With a population of about 40,000 Bastia is an ideal gateway to the Cap Corse, a region of stunning scenery and excellent liquors. Having absorbed a range of influences over the last half century, the town feels far more Corsican than its southern counterpart, Ajaccio, especially in the narrow streets of its enchanting old town.


The town has different areas which are well worth exploring. The Citadelle and Terra Nova have a more Genoese flavour while the Vieille Ville and Vieux Port are more strictly Corsican and date back as far as the 15th century and Genoese rule. The town has a number of churches, and the baroque Eglise Saint Jean, and Eglise Sainte Croix are of particular note. Otherwise the Musée d'Ethnographie Corse, in the Palais des Gouverneurs, and Paisolo, a finely sculpted miniature of a traditional Corsican village, are interesting introductions to Corsica's past. Those looking to delve deeper into Corsican culture should enrol in Corsican language classes.

Sandy beaches stretch to the South of Bastia and good bird-watching is to be done at the island's biggest lake, the Etang de Biguglia, again to the South, while up the coast to the North lie a series of idyllic port-villages such as Macinaghju and Nonza and a number of medieval genoese towers.

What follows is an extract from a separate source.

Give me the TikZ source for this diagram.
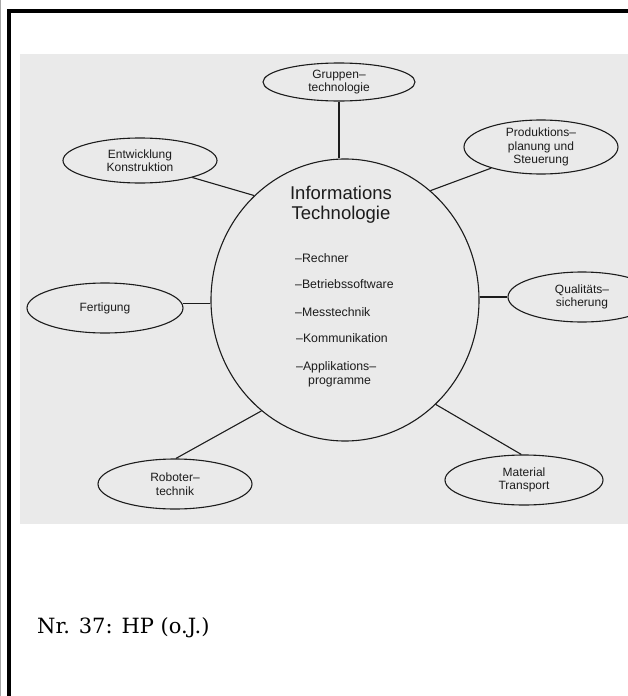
\documentclass[tikz,border=0pt]{standalone}
\usepackage{fontspec}
\setmainfont{Liberation Sans}
\newfontfamily\captionfont{DejaVu Serif}
\usetikzlibrary{shapes.geometric,calc}

\definecolor{paper}{RGB}{234,234,234}
\definecolor{ink}{RGB}{28,28,28}

\begin{document}
\begin{tikzpicture}[x=1pt,y=-1pt,
  topic/.style={ellipse, draw=ink, line width=1.1pt, inner sep=0pt, align=center,
                font=\fontsize{12}{13.5}\selectfont, text=ink},
  hub/.style={ellipse, draw=ink, line width=1.1pt, inner sep=0pt},
  link/.style={draw=ink, line width=1.1pt},
  title/.style={anchor=base, inner sep=0pt, font=\fontsize{18.5}{20}\selectfont, text=ink},
  entry/.style={anchor=base west, inner sep=0pt, font=\fontsize{12.3}{13}\selectfont, text=ink}]
\useasboundingbox (0,0) rectangle (628,696);
\begin{scope}
\clip (0,0) rectangle (628,696);
\fill[white] (0,0) rectangle (628,696);
% page frame
\draw[black!35, line width=1.2pt] (0.6,0) -- (0.6,696);
\draw[black, line width=3.2pt] (9,760) -- (9,11) -- (700,11);
% photographed sheet
\fill[paper] (20,54) rectangle (628,524);

% central circle
\node[hub, minimum width=268pt, minimum height=282pt] (it) at (345,300) {};
\node[title] (t1) at (341,199) {Informations};
\node[title] (t2) at (341,219) {Technologie};
\node[entry] (e1) at (295,262) {–Rechner};
\node[entry] (e2) at (295,288) {–Betriebssoftware};
\node[entry] (e3) at (295,316) {–Messtechnik};
\node[entry] (e4) at (296,342) {–Kommunikation};
\node[entry] (e5) at (296,370) {–Applikations–};
\node[entry] (e6) at (308,384) {programme};

% surrounding topics
\node[topic, minimum width=152pt, minimum height=38pt] (grp) at (339,82) {Gruppen–\\technologie};
\node[topic, minimum width=154pt, minimum height=45pt] (ent) at (140,160.5) {Entwicklung\\Konstruktion};
\node[topic, minimum width=156pt, minimum height=50pt] (fer) at (105,308) {Fertigung};
\node[topic, minimum width=154pt, minimum height=50pt] (pro) at (541,147) {Produktions–\\planung und\\Steuerung};
\node[topic, minimum width=148pt, minimum height=50pt] (qua) at (582,297) {Qualitäts–\\sicherung};
\node[topic, minimum width=158pt, minimum height=50pt] (mat) at (524,480) {Material\\Transport};
\node[topic, minimum width=154pt, minimum height=50pt] (rob) at (175,484) {Roboter–\\technik};

% spokes
\draw[link] (grp.south) -- (grp.south |- it.north);
\draw[link] (it.131) -- (ent.-18);
\draw[link] (fer.3.5) -- (fer.3.5 -| it.west);
\draw[link] (it.52) -- (pro.-157);
\draw[link] (qua.west) -- (qua.west -| it.east);
\draw[link] (it.-49) -- (mat.96);
\draw[link] (it.-127) -- (rob.88);

% caption
\node[anchor=base west, inner sep=0pt, font=\captionfont\fontsize{21}{24}\selectfont] (cap) at (37,633) {Nr. 37: HP (o.J.)};
\end{scope}
\end{tikzpicture}
\end{document}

Activities which can be organised in Bastia include sailing, diving, horse-riding and fishing. Hiking nothwards, into the Cap Corse region, is particularly rewarding and, to the east, visiting the stunning scenery of the Désert des Agriates is a must.

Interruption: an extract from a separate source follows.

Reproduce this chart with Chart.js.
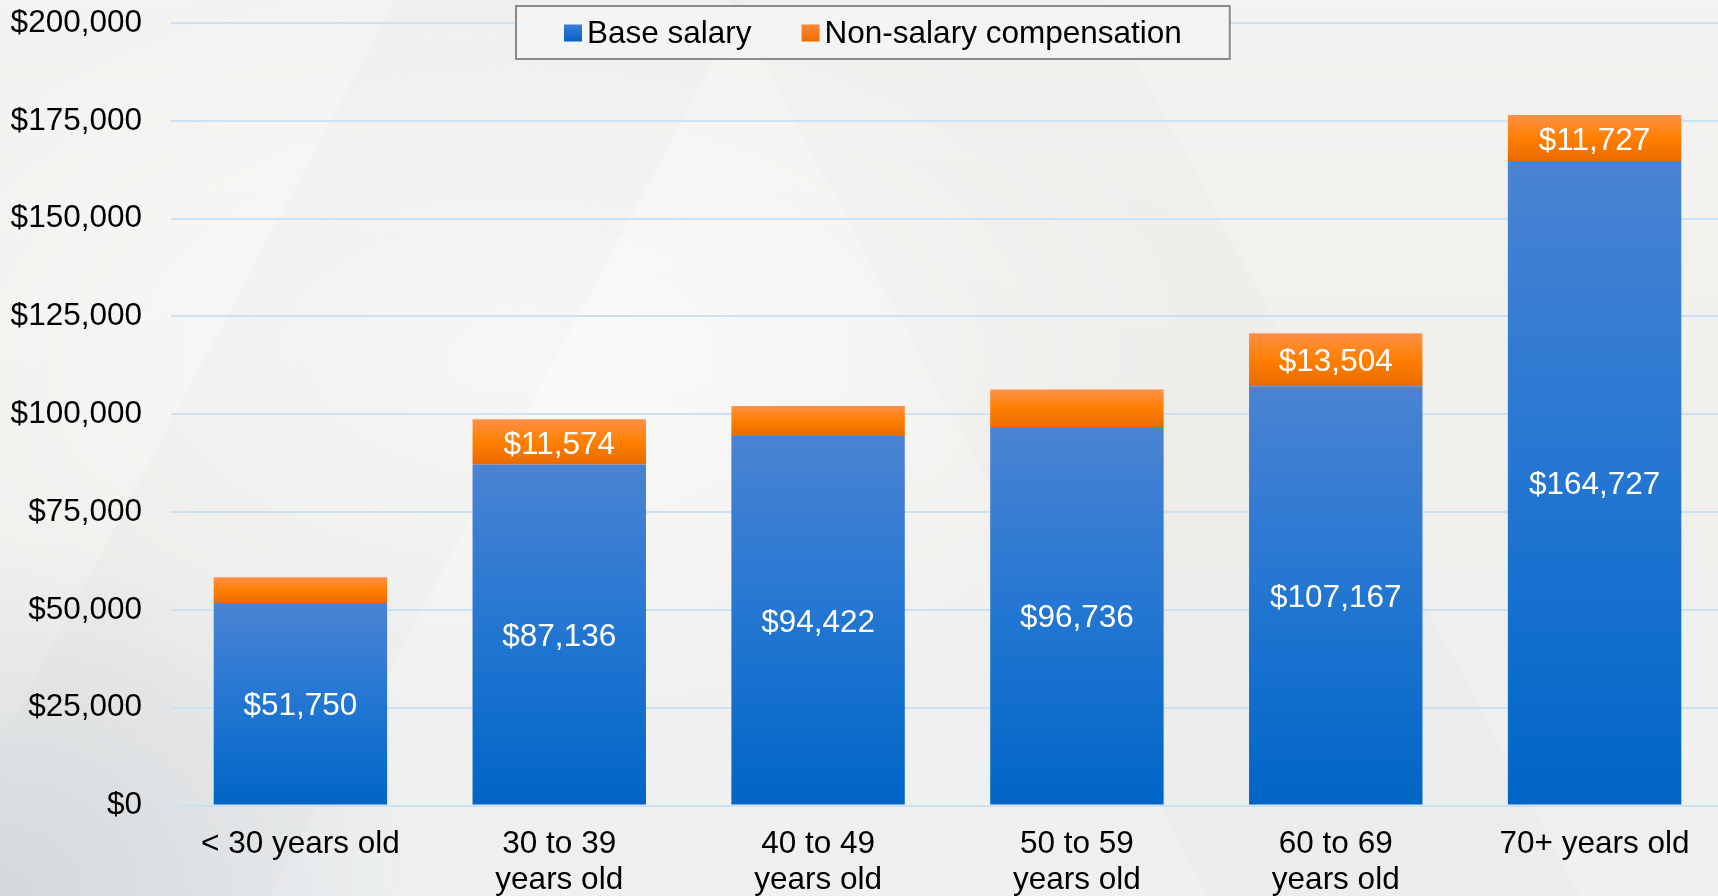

Bastia is a good place to buy Corsican produce and delicacies. Famous for its charcuterie - figatellu, lonzu, copa - the island also produces excellent cheeses such as tomme or brocciu and good wines, especially rosés. Pop into the Maison Mattei, just off Place St Nicolas, for local honey and wine and a bottle of the celebrated Cap Corse liquor.

Nightlife and Eating Out

Bastia is a good place to eat Corsica delicacies such as lonzo, copa or tomme goat's cheese. More substantial Corsican dishes are also on offer, not least in the small streets of the Vielle Ville or round the Vieux Port. Dining out in Bastia is generally good value and the atmosphere is strikingly homely. The seafood is always fresh and copious.

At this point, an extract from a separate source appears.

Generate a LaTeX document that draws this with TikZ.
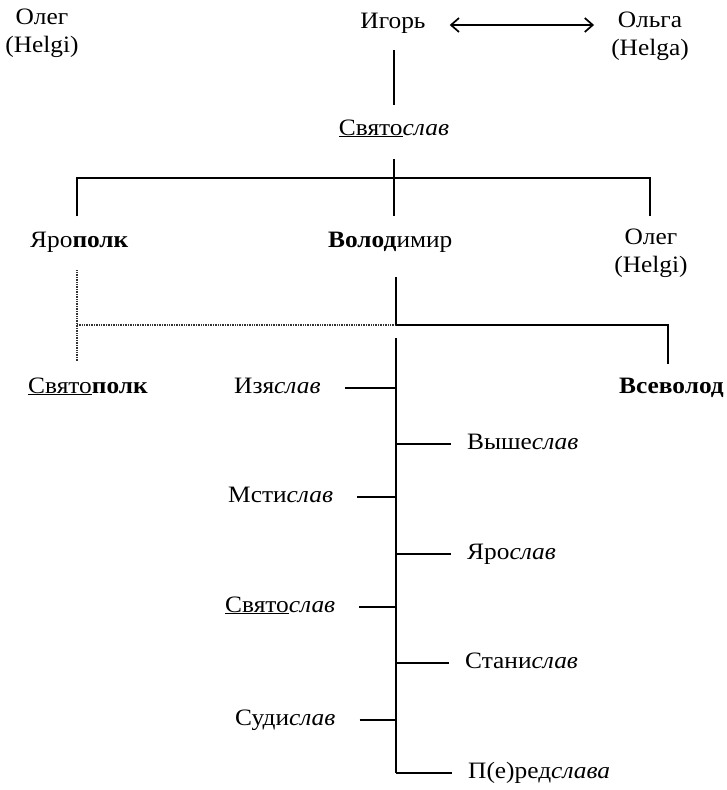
\documentclass[tikz,border=0pt]{standalone}
\usepackage{fontspec}
\setmainfont[FakeStretch=1.08]{Liberation Serif}
\usepackage{tikz}
\usetikzlibrary{arrows.meta}

\tikzset{
	person/.style={font=\fontsize{23.5}{28}\selectfont, inner sep=0pt},
	kin/.style={line width=1.9pt},
	trunkline/.style={line width=1.4pt},
	dotline/.style={line width=1.4pt, black!80, dash pattern=on 1pt off 0.7pt},
	wed/.style={line width=1.7pt, {Straight Barb[length=8pt,width=14pt]}-{Straight Barb[length=8pt,width=14pt]}}
}

\begin{document}
\begin{tikzpicture}[x=1pt, y=-1pt, every node/.style={person}]
\useasboundingbox (0,0) rectangle (726,790);

% parents and first son
\node[anchor=north, align=center] (olegA) at (42,9) {Олег\\(Helgi)};
\node[anchor=base] (igor) at (393,28) {Игорь};
\node[anchor=north, align=center] (olga) at (650,12) {Ольга\\(Helga)};
\node[anchor=base] (svyatA) at (394,135) {\underline{Свято}\textit{слав}};

\draw[wed, shorten <=24pt, shorten >=17pt] (igor.east |- 0,25) -- (olga.west |- 0,25);
\draw[kin, shorten <=17pt, shorten >=14pt] (igor.south -| svyatA) -- (svyatA);

% sons of Svyatoslav
\node[anchor=base west] (yaropolk) at (30,247) {Яро\textbf{полк}};
\node[anchor=base west] (volod) at (328,247) {\textbf{Волод}имир};
\node[anchor=north, align=center] (olegB) at (651,229) {Олег\\(Helgi)};

\coordinate (barL) at (77,178);
\coordinate (barR) at (650,178);
\draw[kin, shorten <=15pt, shorten >=13pt] (barL |- yaropolk.north) -- (barL) -- (barR) -- (barR |- olegB.north);
\draw[kin, shorten <=22pt, shorten >=15pt] (svyatA.south) -- (svyatA.south |- volod.north);

% grandsons
\node[anchor=base west] (svyatopolk) at (28,393) {\underline{Свято}\textbf{полк}};
\node[anchor=base east] (vsevolod) at (724,393) {\textbf{Всеволод}};
\node[anchor=base west] (izyaslav) at (234,393) {Изя\textit{слав}};
\node[anchor=base west] (vysheslav) at (467,449) {Выше\textit{слав}};
\node[anchor=base west] (mstislav) at (228,502) {Мсти\textit{слав}};
\node[anchor=base west] (yaroslav) at (467,559) {Яро\textit{слав}};
\node[anchor=base west] (svyatB) at (225,612) {\underline{Свято}\textit{слав}};
\node[anchor=base west] (stanislav) at (465,668) {Стани\textit{слав}};
\node[anchor=base west] (sudislav) at (235,725) {Суди\textit{слав}};
\node[anchor=base west] (predslava) at (468,778) {П(е)ред\textit{слава}};

\coordinate (forkB) at (396,325);
\coordinate (legV) at (668,325);
\draw[dotline, shorten <=18pt, shorten >=16pt] (barL |- yaropolk.south) -- (barL |- svyatopolk.north);
\draw[dotline] (forkB -| barL) -- (forkB);
\draw[kin, shorten >=13pt] (forkB) -- (legV) -- (legV |- vsevolod.north);
\draw[kin, shorten <=25pt] (forkB |- volod.south) -- (forkB);
\draw[trunkline, shorten <=13pt] (forkB) -- ([yshift=5pt]predslava.base west -| forkB);

\foreach \who in {izyaslav, mstislav, svyatB, sudislav}
	\draw[kin, shorten <=24pt] ([yshift=5pt]\who.base east) -- ([yshift=5pt]\who.base east -| forkB);
\foreach \who in {vysheslav, yaroslav, stanislav, predslava}
	\draw[kin, shorten >=16pt] ([yshift=5pt]\who.base west -| forkB) -- ([yshift=5pt]\who.base west);
\end{tikzpicture}
\end{document}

Bastia's waterfront is a lovely place to have evening drinks and is popular with the locals. Though the town has a couple of discos, these are small, low-key affairs.

Tourist Information

Bastia2 Rue Notre Dame de Lourdes, 20200 Bastia, Tel : 0033 (0)4 95 55 96 96Fax : 0033 (0)4 95 55 96 00,

Dorothy Carrington's Granite Island (1971) offers an invaluable introduction to Corsica.


Bastia has its own small airport with flights going to Gatwick, Nice, Paris and other French towns. Regular ferries cross over to the main French ports on the Med and to Genoa, Livorno, Piombino and La Spezia in Italy. The train route from Bastia to Ajaccio is spectacular and cuts through the heart of the Corsican mountains. Buses from Bastia serve other areas of the island.